> Exercise objective
Write each line out again exactly as written.

> Supplied data

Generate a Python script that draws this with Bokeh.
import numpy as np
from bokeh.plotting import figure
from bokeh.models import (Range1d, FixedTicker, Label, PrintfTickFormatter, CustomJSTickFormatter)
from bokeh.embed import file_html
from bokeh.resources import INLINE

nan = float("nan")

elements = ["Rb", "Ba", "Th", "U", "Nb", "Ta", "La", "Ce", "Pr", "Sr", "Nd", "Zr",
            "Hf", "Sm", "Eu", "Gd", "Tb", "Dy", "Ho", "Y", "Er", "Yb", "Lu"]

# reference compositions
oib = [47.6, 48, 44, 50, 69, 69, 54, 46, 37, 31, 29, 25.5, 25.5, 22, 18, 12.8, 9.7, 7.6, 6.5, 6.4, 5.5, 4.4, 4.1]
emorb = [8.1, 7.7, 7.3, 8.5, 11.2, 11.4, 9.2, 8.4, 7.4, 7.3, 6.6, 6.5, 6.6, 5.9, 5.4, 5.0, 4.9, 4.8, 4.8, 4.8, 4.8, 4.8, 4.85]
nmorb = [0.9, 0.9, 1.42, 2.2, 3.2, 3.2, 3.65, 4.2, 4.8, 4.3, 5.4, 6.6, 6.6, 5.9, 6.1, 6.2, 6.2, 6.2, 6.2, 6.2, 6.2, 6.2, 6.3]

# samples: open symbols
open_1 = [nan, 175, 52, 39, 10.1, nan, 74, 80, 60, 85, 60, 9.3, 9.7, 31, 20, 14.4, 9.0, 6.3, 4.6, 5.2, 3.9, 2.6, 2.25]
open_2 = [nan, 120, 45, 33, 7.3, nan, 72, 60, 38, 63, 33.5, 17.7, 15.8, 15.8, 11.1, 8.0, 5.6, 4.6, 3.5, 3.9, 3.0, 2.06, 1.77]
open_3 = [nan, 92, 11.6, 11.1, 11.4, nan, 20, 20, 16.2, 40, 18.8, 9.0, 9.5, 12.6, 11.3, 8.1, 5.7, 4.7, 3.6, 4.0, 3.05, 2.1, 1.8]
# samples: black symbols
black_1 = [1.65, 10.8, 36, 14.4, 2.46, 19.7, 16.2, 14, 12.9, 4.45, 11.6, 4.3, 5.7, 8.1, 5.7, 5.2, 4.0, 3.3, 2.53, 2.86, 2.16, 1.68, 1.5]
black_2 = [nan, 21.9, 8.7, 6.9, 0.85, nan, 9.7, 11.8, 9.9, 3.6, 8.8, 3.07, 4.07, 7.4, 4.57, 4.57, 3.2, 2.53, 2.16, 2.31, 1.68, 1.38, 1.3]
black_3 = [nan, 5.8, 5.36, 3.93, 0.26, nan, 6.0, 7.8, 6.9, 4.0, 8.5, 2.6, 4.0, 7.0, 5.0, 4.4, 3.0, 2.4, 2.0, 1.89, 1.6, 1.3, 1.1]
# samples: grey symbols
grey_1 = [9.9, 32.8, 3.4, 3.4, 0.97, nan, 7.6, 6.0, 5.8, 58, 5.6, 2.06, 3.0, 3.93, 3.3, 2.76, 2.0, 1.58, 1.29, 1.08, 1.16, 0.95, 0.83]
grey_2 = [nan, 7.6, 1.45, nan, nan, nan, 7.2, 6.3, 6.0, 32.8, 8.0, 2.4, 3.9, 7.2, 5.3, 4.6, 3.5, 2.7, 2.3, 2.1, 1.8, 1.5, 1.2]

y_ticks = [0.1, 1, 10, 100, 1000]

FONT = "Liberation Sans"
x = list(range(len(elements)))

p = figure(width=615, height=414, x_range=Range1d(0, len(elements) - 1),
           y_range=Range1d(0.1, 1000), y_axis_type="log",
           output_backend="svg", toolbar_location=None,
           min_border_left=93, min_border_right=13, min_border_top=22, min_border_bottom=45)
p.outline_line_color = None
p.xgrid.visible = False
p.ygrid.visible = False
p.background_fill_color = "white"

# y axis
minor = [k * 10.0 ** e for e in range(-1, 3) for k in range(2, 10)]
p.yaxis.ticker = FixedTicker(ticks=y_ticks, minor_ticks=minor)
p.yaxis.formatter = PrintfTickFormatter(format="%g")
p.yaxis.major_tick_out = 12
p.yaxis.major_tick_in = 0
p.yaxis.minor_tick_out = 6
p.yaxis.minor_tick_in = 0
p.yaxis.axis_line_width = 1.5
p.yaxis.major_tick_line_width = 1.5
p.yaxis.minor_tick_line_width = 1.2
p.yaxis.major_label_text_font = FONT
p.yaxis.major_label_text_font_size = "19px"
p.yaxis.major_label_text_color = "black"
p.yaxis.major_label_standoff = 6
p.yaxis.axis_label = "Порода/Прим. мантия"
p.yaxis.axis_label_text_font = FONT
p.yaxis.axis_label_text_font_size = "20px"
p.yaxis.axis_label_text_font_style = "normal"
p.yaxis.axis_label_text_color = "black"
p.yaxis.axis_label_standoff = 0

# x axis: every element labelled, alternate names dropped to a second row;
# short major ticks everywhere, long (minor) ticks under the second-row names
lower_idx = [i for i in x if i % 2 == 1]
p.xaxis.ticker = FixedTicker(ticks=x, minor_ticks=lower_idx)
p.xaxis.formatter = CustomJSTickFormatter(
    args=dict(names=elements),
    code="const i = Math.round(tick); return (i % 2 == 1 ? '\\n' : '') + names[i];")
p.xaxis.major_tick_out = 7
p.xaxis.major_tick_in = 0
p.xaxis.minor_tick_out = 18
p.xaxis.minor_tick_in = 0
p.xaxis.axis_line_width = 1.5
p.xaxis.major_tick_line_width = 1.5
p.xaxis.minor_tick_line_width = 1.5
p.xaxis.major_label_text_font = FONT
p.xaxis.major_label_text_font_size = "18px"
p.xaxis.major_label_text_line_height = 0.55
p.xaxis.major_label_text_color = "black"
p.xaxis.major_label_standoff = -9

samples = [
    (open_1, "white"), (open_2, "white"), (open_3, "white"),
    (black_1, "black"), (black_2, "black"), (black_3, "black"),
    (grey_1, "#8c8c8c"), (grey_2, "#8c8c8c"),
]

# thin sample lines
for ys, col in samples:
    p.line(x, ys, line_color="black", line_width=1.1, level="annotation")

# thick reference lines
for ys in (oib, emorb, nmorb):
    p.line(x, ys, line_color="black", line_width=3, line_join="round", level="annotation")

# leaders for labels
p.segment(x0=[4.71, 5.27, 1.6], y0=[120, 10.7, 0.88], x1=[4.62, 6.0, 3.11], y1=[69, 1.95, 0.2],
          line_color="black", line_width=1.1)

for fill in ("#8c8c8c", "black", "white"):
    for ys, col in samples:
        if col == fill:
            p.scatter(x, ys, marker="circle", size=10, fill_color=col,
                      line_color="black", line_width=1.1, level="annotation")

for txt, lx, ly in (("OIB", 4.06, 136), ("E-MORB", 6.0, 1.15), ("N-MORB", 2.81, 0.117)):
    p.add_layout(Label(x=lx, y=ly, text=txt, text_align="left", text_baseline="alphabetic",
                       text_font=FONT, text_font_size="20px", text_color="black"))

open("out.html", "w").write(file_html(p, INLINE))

> Answer to this problem
Generate a Python script that draws this with Bokeh.
import numpy as np
from bokeh.plotting import figure
from bokeh.models import (Range1d, FixedTicker, Label, PrintfTickFormatter, CustomJSTickFormatter)
from bokeh.embed import file_html
from bokeh.resources import INLINE

nan = float("nan")

elements = ["Rb", "Ba", "Th", "U", "Nb", "Ta", "La", "Ce", "Pr", "Sr", "Nd", "Zr",
            "Hf", "Sm", "Eu", "Gd", "Tb", "Dy", "Ho", "Y", "Er", "Yb", "Lu"]

# reference compositions
oib = [47.6, 48, 44, 50, 69, 69, 54, 46, 37, 31, 29, 25.5, 25.5, 22, 18, 12.8, 9.7, 7.6, 6.5, 6.4, 5.5, 4.4, 4.1]
emorb = [8.1, 7.7, 7.3, 8.5, 11.2, 11.4, 9.2, 8.4, 7.4, 7.3, 6.6, 6.5, 6.6, 5.9, 5.4, 5.0, 4.9, 4.8, 4.8, 4.8, 4.8, 4.8, 4.85]
nmorb = [0.9, 0.9, 1.42, 2.2, 3.2, 3.2, 3.65, 4.2, 4.8, 4.3, 5.4, 6.6, 6.6, 5.9, 6.1, 6.2, 6.2, 6.2, 6.2, 6.2, 6.2, 6.2, 6.3]

# samples: open symbols
open_1 = [nan, 175, 52, 39, 10.1, nan, 74, 80, 60, 85, 60, 9.3, 9.7, 31, 20, 14.4, 9.0, 6.3, 4.6, 5.2, 3.9, 2.6, 2.25]
open_2 = [nan, 120, 45, 33, 7.3, nan, 72, 60, 38, 63, 33.5, 17.7, 15.8, 15.8, 11.1, 8.0, 5.6, 4.6, 3.5, 3.9, 3.0, 2.06, 1.77]
open_3 = [nan, 92, 11.6, 11.1, 11.4, nan, 20, 20, 16.2, 40, 18.8, 9.0, 9.5, 12.6, 11.3, 8.1, 5.7, 4.7, 3.6, 4.0, 3.05, 2.1, 1.8]
# samples: black symbols
black_1 = [1.65, 10.8, 36, 14.4, 2.46, 19.7, 16.2, 14, 12.9, 4.45, 11.6, 4.3, 5.7, 8.1, 5.7, 5.2, 4.0, 3.3, 2.53, 2.86, 2.16, 1.68, 1.5]
black_2 = [nan, 21.9, 8.7, 6.9, 0.85, nan, 9.7, 11.8, 9.9, 3.6, 8.8, 3.07, 4.07, 7.4, 4.57, 4.57, 3.2, 2.53, 2.16, 2.31, 1.68, 1.38, 1.3]
black_3 = [nan, 5.8, 5.36, 3.93, 0.26, nan, 6.0, 7.8, 6.9, 4.0, 8.5, 2.6, 4.0, 7.0, 5.0, 4.4, 3.0, 2.4, 2.0, 1.89, 1.6, 1.3, 1.1]
# samples: grey symbols
grey_1 = [9.9, 32.8, 3.4, 3.4, 0.97, nan, 7.6, 6.0, 5.8, 58, 5.6, 2.06, 3.0, 3.93, 3.3, 2.76, 2.0, 1.58, 1.29, 1.08, 1.16, 0.95, 0.83]
grey_2 = [nan, 7.6, 1.45, nan, nan, nan, 7.2, 6.3, 6.0, 32.8, 8.0, 2.4, 3.9, 7.2, 5.3, 4.6, 3.5, 2.7, 2.3, 2.1, 1.8, 1.5, 1.2]

y_ticks = [0.1, 1, 10, 100, 1000]

FONT = "Liberation Sans"
x = list(range(len(elements)))

p = figure(width=615, height=414, x_range=Range1d(0, len(elements) - 1),
           y_range=Range1d(0.1, 1000), y_axis_type="log",
           output_backend="svg", toolbar_location=None,
           min_border_left=93, min_border_right=13, min_border_top=22, min_border_bottom=45)
p.outline_line_color = None
p.xgrid.visible = False
p.ygrid.visible = False
p.background_fill_color = "white"

# y axis
minor = [k * 10.0 ** e for e in range(-1, 3) for k in range(2, 10)]
p.yaxis.ticker = FixedTicker(ticks=y_ticks, minor_ticks=minor)
p.yaxis.formatter = PrintfTickFormatter(format="%g")
p.yaxis.major_tick_out = 12
p.yaxis.major_tick_in = 0
p.yaxis.minor_tick_out = 6
p.yaxis.minor_tick_in = 0
p.yaxis.axis_line_width = 1.5
p.yaxis.major_tick_line_width = 1.5
p.yaxis.minor_tick_line_width = 1.2
p.yaxis.major_label_text_font = FONT
p.yaxis.major_label_text_font_size = "19px"
p.yaxis.major_label_text_color = "black"
p.yaxis.major_label_standoff = 6
p.yaxis.axis_label = "Порода/Прим. мантия"
p.yaxis.axis_label_text_font = FONT
p.yaxis.axis_label_text_font_size = "20px"
p.yaxis.axis_label_text_font_style = "normal"
p.yaxis.axis_label_text_color = "black"
p.yaxis.axis_label_standoff = 0

# x axis: every element labelled, alternate names dropped to a second row;
# short major ticks everywhere, long (minor) ticks under the second-row names
lower_idx = [i for i in x if i % 2 == 1]
p.xaxis.ticker = FixedTicker(ticks=x, minor_ticks=lower_idx)
p.xaxis.formatter = CustomJSTickFormatter(
    args=dict(names=elements),
    code="const i = Math.round(tick); return (i % 2 == 1 ? '\\n' : '') + names[i];")
p.xaxis.major_tick_out = 7
p.xaxis.major_tick_in = 0
p.xaxis.minor_tick_out = 18
p.xaxis.minor_tick_in = 0
p.xaxis.axis_line_width = 1.5
p.xaxis.major_tick_line_width = 1.5
p.xaxis.minor_tick_line_width = 1.5
p.xaxis.major_label_text_font = FONT
p.xaxis.major_label_text_font_size = "18px"
p.xaxis.major_label_text_line_height = 0.55
p.xaxis.major_label_text_color = "black"
p.xaxis.major_label_standoff = -9

samples = [
    (open_1, "white"), (open_2, "white"), (open_3, "white"),
    (black_1, "black"), (black_2, "black"), (black_3, "black"),
    (grey_1, "#8c8c8c"), (grey_2, "#8c8c8c"),
]

# thin sample lines
for ys, col in samples:
    p.line(x, ys, line_color="black", line_width=1.1, level="annotation")

# thick reference lines
for ys in (oib, emorb, nmorb):
    p.line(x, ys, line_color="black", line_width=3, line_join="round", level="annotation")

# leaders for labels
p.segment(x0=[4.71, 5.27, 1.6], y0=[120, 10.7, 0.88], x1=[4.62, 6.0, 3.11], y1=[69, 1.95, 0.2],
          line_color="black", line_width=1.1)

for fill in ("#8c8c8c", "black", "white"):
    for ys, col in samples:
        if col == fill:
            p.scatter(x, ys, marker="circle", size=10, fill_color=col,
                      line_color="black", line_width=1.1, level="annotation")

for txt, lx, ly in (("OIB", 4.06, 136), ("E-MORB", 6.0, 1.15), ("N-MORB", 2.81, 0.117)):
    p.add_layout(Label(x=lx, y=ly, text=txt, text_align="left", text_baseline="alphabetic",
                       text_font=FONT, text_font_size="20px", text_color="black"))

open("out.html", "w").write(file_html(p, INLINE))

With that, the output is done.